「売れる仕組み」を作るために欠かせないマーケティング。企業を成長へと導くためのさまざまな分析手法やフレームワークがマーケティングでは駆使されています。 この記事では、マーケティングを行う上で必ず理解しておくべきである「戦略と戦術の違い」について解説しています。戦略と戦術の違いは、さまざまな手法を試す前の基礎知識とも言える基本の内容です。ぜひ最後までご覧ください。
戦略・戦術の前に目的あり
企業における目的とは、ビジョンと言い換えてもよいでしょう。多くは企業理念に反映されていると思いますが、ビジョンを達成することが企業が存在する最大の目的です。

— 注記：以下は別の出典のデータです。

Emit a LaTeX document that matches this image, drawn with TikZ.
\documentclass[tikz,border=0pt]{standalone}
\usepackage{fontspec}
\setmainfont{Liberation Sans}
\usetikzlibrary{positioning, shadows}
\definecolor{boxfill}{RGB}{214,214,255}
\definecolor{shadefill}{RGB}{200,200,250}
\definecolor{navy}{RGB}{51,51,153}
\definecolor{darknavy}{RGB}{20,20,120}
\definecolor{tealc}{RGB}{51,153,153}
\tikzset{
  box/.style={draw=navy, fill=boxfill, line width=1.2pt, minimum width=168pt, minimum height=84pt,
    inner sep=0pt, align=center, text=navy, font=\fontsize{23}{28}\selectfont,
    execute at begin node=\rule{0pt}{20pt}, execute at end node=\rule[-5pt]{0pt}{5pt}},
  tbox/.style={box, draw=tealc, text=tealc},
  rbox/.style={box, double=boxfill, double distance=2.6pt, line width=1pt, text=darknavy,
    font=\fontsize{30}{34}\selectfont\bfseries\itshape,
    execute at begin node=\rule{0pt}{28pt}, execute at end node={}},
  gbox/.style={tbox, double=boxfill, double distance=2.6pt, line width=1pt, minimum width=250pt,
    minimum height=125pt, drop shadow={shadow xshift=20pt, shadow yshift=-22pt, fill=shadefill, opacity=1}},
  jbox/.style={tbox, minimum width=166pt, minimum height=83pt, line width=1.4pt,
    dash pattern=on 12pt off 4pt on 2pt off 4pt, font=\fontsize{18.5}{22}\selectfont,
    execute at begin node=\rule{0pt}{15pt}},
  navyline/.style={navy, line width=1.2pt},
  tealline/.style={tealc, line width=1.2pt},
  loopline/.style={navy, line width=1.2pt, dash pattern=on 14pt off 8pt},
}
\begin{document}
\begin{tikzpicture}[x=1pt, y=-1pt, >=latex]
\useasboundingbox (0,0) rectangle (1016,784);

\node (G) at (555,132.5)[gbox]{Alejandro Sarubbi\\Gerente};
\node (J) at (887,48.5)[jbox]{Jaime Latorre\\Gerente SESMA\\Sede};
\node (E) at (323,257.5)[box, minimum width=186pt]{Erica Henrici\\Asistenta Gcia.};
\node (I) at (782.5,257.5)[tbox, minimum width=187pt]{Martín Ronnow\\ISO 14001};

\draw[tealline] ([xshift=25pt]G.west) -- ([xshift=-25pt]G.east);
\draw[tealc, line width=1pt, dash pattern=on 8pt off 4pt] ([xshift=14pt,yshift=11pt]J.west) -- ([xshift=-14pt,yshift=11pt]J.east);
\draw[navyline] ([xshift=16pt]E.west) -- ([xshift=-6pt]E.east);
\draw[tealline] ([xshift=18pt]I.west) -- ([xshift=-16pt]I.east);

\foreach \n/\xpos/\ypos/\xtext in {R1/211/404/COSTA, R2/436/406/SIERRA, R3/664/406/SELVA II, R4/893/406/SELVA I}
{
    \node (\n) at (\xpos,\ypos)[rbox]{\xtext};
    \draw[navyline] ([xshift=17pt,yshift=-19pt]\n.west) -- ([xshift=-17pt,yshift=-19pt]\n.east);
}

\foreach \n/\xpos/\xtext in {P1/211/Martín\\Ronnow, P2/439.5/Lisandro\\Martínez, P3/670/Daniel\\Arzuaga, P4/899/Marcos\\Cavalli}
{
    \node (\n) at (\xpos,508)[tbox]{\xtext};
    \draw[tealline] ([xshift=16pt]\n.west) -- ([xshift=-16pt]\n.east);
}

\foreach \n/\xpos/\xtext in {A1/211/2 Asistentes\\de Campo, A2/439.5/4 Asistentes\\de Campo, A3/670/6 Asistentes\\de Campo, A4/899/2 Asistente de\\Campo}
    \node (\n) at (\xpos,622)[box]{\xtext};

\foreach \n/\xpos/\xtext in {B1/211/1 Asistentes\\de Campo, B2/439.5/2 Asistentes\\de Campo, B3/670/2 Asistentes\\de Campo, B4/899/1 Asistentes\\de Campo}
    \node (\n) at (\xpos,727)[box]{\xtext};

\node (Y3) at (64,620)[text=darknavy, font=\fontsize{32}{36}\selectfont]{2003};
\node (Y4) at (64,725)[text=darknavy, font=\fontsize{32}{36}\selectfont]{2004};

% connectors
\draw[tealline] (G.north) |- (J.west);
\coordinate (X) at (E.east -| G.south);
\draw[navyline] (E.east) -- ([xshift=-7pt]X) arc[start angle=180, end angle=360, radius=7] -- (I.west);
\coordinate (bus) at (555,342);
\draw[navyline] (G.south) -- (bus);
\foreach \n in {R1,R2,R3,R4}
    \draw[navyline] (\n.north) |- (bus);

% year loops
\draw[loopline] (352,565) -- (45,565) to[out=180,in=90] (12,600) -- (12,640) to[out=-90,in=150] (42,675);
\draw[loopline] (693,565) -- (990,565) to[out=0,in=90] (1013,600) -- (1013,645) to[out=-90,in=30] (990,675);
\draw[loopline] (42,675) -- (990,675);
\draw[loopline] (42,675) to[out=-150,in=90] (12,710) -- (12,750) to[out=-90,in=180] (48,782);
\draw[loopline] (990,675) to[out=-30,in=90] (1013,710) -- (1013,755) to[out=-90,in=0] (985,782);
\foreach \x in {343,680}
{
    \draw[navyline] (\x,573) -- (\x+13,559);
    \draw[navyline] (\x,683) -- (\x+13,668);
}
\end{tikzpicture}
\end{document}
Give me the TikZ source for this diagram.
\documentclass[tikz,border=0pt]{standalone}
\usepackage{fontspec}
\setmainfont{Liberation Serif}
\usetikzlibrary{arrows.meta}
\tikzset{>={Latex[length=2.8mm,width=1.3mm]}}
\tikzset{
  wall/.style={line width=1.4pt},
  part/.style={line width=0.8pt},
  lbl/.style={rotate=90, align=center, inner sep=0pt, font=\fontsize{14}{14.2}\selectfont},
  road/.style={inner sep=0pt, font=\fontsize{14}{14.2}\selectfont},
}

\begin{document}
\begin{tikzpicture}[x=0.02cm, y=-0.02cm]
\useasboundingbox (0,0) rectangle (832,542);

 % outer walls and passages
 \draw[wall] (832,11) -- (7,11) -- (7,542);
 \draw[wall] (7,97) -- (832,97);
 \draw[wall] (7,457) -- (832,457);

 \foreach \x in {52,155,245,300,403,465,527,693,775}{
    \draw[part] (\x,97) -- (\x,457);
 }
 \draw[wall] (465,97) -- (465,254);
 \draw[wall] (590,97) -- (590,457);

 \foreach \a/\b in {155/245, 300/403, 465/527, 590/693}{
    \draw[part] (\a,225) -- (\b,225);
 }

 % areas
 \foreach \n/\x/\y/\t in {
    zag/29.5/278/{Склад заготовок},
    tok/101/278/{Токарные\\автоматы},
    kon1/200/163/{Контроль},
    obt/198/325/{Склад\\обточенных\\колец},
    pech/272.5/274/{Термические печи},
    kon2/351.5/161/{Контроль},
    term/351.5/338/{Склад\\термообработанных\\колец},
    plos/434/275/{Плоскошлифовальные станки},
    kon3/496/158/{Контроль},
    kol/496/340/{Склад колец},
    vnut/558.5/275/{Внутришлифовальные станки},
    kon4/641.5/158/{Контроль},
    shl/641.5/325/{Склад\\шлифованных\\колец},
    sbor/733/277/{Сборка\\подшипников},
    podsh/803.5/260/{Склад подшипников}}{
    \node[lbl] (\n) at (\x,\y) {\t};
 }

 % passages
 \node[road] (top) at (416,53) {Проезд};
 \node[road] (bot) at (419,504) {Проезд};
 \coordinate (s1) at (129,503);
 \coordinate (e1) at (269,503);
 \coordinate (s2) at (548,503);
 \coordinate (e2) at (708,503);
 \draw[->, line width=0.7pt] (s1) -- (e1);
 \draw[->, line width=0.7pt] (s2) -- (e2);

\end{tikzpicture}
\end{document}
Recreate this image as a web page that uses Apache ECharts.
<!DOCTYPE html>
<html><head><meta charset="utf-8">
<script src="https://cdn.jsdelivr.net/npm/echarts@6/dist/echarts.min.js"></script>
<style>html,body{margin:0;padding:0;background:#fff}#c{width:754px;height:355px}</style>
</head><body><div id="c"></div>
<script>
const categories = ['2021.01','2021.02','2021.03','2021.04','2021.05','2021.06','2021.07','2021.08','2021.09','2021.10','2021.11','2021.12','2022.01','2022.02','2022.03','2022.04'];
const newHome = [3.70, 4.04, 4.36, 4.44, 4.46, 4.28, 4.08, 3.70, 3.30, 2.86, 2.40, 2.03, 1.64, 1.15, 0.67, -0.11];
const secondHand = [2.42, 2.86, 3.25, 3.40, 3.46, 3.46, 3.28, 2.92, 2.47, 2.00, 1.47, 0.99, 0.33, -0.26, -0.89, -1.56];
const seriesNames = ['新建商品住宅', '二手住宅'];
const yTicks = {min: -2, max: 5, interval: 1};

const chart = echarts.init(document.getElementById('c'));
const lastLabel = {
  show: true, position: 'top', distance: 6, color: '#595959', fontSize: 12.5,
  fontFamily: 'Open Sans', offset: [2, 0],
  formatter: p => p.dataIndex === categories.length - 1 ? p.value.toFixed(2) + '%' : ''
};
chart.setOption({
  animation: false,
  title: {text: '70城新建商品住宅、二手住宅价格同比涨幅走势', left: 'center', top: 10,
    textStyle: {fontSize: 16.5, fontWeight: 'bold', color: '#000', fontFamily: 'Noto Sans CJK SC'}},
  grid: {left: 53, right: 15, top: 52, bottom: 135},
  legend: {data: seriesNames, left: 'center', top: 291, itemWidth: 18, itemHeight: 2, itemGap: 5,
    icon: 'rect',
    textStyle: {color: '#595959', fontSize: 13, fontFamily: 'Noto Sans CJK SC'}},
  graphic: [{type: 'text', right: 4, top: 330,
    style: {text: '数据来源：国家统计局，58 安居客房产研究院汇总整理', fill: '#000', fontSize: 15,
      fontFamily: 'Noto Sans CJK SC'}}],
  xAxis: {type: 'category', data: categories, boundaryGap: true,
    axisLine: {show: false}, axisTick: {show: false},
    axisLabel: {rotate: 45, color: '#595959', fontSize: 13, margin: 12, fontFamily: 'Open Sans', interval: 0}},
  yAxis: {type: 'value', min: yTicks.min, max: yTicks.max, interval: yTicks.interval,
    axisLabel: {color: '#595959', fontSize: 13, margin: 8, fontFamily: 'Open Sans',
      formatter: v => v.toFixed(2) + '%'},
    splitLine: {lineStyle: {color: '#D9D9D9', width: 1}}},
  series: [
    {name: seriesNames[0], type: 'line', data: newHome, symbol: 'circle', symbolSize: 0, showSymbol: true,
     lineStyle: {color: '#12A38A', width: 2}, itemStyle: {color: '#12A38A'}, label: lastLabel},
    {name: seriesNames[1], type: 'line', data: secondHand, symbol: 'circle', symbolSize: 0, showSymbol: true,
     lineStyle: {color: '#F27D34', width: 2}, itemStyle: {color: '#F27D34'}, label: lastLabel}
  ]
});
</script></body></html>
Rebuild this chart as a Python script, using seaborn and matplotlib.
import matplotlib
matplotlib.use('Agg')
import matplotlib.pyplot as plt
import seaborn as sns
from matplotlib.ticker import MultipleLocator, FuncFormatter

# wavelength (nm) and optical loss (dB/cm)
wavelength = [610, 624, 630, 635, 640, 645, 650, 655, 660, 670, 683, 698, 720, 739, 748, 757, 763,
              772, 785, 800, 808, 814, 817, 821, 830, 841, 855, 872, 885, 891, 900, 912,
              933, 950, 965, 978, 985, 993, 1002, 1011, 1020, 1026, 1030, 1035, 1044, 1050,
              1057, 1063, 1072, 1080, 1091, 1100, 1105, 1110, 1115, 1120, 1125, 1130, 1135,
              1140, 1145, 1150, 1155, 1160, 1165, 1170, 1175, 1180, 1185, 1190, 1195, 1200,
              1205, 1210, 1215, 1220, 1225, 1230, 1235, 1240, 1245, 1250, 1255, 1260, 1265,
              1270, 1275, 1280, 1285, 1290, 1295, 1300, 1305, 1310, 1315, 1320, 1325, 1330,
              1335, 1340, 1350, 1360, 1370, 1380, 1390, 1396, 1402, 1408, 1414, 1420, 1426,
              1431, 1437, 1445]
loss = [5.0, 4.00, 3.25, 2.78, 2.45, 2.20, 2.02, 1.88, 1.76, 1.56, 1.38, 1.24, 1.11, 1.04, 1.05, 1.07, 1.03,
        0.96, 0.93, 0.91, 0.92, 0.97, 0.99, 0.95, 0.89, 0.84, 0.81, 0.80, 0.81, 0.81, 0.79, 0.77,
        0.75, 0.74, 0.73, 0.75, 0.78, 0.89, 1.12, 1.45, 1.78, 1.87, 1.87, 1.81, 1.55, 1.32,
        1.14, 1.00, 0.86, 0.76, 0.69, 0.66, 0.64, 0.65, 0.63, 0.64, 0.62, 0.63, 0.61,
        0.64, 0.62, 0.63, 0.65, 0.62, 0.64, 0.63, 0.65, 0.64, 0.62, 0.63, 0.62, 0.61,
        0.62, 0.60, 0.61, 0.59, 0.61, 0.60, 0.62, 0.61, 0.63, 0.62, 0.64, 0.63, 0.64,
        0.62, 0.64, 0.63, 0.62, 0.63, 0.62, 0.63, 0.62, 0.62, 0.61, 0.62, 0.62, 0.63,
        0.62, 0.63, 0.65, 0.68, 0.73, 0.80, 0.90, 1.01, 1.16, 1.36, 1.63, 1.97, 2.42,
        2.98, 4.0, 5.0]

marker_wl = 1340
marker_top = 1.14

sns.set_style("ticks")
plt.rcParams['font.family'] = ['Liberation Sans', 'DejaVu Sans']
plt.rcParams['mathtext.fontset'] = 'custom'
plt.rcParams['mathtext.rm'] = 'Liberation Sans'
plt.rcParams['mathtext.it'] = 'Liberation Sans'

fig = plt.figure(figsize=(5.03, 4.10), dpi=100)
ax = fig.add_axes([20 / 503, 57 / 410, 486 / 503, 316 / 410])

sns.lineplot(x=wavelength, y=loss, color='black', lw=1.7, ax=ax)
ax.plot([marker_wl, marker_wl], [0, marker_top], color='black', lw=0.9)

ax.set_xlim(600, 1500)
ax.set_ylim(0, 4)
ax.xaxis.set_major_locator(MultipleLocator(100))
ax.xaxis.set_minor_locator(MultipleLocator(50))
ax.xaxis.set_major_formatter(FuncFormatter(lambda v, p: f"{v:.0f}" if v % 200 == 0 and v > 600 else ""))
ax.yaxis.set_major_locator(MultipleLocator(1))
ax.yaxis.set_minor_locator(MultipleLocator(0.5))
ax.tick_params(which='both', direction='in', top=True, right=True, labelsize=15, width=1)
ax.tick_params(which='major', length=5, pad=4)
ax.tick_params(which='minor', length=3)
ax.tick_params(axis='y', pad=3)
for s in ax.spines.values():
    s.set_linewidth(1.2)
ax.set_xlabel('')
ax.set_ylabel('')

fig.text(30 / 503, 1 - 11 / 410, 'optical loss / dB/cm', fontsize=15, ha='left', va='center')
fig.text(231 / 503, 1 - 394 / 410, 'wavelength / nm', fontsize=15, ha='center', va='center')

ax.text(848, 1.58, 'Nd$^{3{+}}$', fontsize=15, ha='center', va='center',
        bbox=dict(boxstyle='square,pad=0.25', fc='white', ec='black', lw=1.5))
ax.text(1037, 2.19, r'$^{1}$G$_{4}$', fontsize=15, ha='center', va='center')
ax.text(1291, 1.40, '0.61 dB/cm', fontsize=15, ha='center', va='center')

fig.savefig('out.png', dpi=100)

収益を上げる、製品やサービスをヒットさせるといったことは、目的達成のための手段です。
戦略とは
戦略は目的を達成するために資源配分をどう最適化させるかということ。企業は人やお金、商品といった資源を持っています。そのような資源をどのように配分するかというのが戦略です。「目的を達成するためにできる最も効率の良い方策」が戦略で、それを立案することが「戦略を立てる」となるわけです。目標と考えれば分かりやすいかもしれません。戦術とは
戦略はあくまでも目的の達成のために立てられるものですが、戦術も同様のことが言えます。戦術は戦略を実行するためにあります。戦略を実行するための具体的なプランやシナリオ、方法にあたるのが戦術です。つまりは目的達成のために戦略を立て、戦略を遂行するために具体的な方策である戦術を実行するという流れになります。 戦術は戦略に合わせて実行されるものなので、戦略と戦術がマッチしていないと効果が出づらい点には注意が必要です。戦術は作戦と言い換えると理解しやすいでしょう。目的・戦略・戦術の例
目的・戦略・戦術の違いが分かりやすい例を2つほど挙げていきます。目的達成のために戦略があり、戦術とは戦略のために具体的な行動案であることを念頭に入れながら確認してください。例1 レストランチェーンを展開する
レストランでおいしい料理を日本中に届けたいという気持ちで創業した会社があるとします。「おいしい料理を日本中に届ける」は、目的にあたりますよね。 次に戦略ですが、おいしい料理を日本中に届けるために取れる方策は1つではありません。注意すべきは目的達成のための戦略は複数存在することもある点です。場合によっては複数の戦略を並行してすすめていくことも十分に起こりえます。日本中に届けるためには1店舗では足りないという考えから、たとえば5年で10の営業店舗を作ろうというのも戦略の1つですし、行列ができるような繁盛店にして、料理を通販で注文できるようにし、日本中どこでも同じ味が楽しめるようにしようというのも戦略として考えられます。
最後に戦術について。店舗を増やすなら店長候補を育てる必要があるのでアルバイトではなく社員として働いてもらえる人を広告を出して採用する、すでに人材がいるならあの人に新しいお店を任せようというのが戦術になります。料理を通販で購入できる戦略をとるなら、冷凍車での配送ができる会社と提携する、大量生産できるように工場を作るなどの戦術が考えられます。